— start of Dataset excerpt —

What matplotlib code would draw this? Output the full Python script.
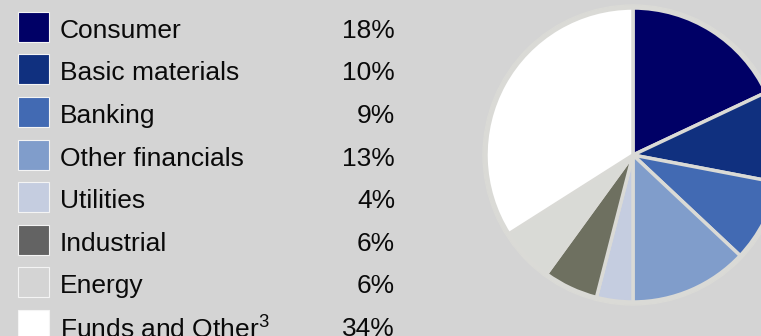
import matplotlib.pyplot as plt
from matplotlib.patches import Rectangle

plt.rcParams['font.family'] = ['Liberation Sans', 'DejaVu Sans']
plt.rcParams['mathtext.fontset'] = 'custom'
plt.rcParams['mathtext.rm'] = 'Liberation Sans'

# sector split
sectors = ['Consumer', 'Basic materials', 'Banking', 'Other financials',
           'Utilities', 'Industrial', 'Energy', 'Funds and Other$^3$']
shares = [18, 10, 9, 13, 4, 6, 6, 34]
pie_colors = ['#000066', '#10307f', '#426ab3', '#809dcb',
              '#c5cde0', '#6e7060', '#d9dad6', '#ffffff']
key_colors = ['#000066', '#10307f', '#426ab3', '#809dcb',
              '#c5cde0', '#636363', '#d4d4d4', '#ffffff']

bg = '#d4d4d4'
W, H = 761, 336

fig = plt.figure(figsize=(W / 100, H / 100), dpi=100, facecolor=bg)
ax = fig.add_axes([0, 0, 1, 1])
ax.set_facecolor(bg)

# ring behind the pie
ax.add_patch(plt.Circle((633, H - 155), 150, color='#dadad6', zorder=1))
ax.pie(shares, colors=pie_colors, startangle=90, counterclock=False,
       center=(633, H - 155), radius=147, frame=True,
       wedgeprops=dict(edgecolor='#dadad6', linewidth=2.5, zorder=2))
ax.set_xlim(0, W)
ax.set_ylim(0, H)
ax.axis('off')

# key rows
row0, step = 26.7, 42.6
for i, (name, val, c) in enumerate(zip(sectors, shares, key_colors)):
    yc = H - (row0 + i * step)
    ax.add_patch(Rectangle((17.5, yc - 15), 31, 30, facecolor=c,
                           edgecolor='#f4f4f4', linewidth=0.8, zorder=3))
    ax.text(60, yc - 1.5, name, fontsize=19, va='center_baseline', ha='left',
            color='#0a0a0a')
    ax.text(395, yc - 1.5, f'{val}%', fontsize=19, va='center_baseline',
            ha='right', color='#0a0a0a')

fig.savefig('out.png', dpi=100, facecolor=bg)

— end of Dataset excerpt —

> _Given request_: Print each line of the material above exactly, with the pictures removed from your copy.

> _Exercise answer_:
What matplotlib code would draw this? Output the full Python script.
import matplotlib.pyplot as plt
from matplotlib.patches import Rectangle

plt.rcParams['font.family'] = ['Liberation Sans', 'DejaVu Sans']
plt.rcParams['mathtext.fontset'] = 'custom'
plt.rcParams['mathtext.rm'] = 'Liberation Sans'

# sector split
sectors = ['Consumer', 'Basic materials', 'Banking', 'Other financials',
           'Utilities', 'Industrial', 'Energy', 'Funds and Other$^3$']
shares = [18, 10, 9, 13, 4, 6, 6, 34]
pie_colors = ['#000066', '#10307f', '#426ab3', '#809dcb',
              '#c5cde0', '#6e7060', '#d9dad6', '#ffffff']
key_colors = ['#000066', '#10307f', '#426ab3', '#809dcb',
              '#c5cde0', '#636363', '#d4d4d4', '#ffffff']

bg = '#d4d4d4'
W, H = 761, 336

fig = plt.figure(figsize=(W / 100, H / 100), dpi=100, facecolor=bg)
ax = fig.add_axes([0, 0, 1, 1])
ax.set_facecolor(bg)

# ring behind the pie
ax.add_patch(plt.Circle((633, H - 155), 150, color='#dadad6', zorder=1))
ax.pie(shares, colors=pie_colors, startangle=90, counterclock=False,
       center=(633, H - 155), radius=147, frame=True,
       wedgeprops=dict(edgecolor='#dadad6', linewidth=2.5, zorder=2))
ax.set_xlim(0, W)
ax.set_ylim(0, H)
ax.axis('off')

# key rows
row0, step = 26.7, 42.6
for i, (name, val, c) in enumerate(zip(sectors, shares, key_colors)):
    yc = H - (row0 + i * step)
    ax.add_patch(Rectangle((17.5, yc - 15), 31, 30, facecolor=c,
                           edgecolor='#f4f4f4', linewidth=0.8, zorder=3))
    ax.text(60, yc - 1.5, name, fontsize=19, va='center_baseline', ha='left',
            color='#0a0a0a')
    ax.text(395, yc - 1.5, f'{val}%', fontsize=19, va='center_baseline',
            ha='right', color='#0a0a0a')

fig.savefig('out.png', dpi=100, facecolor=bg)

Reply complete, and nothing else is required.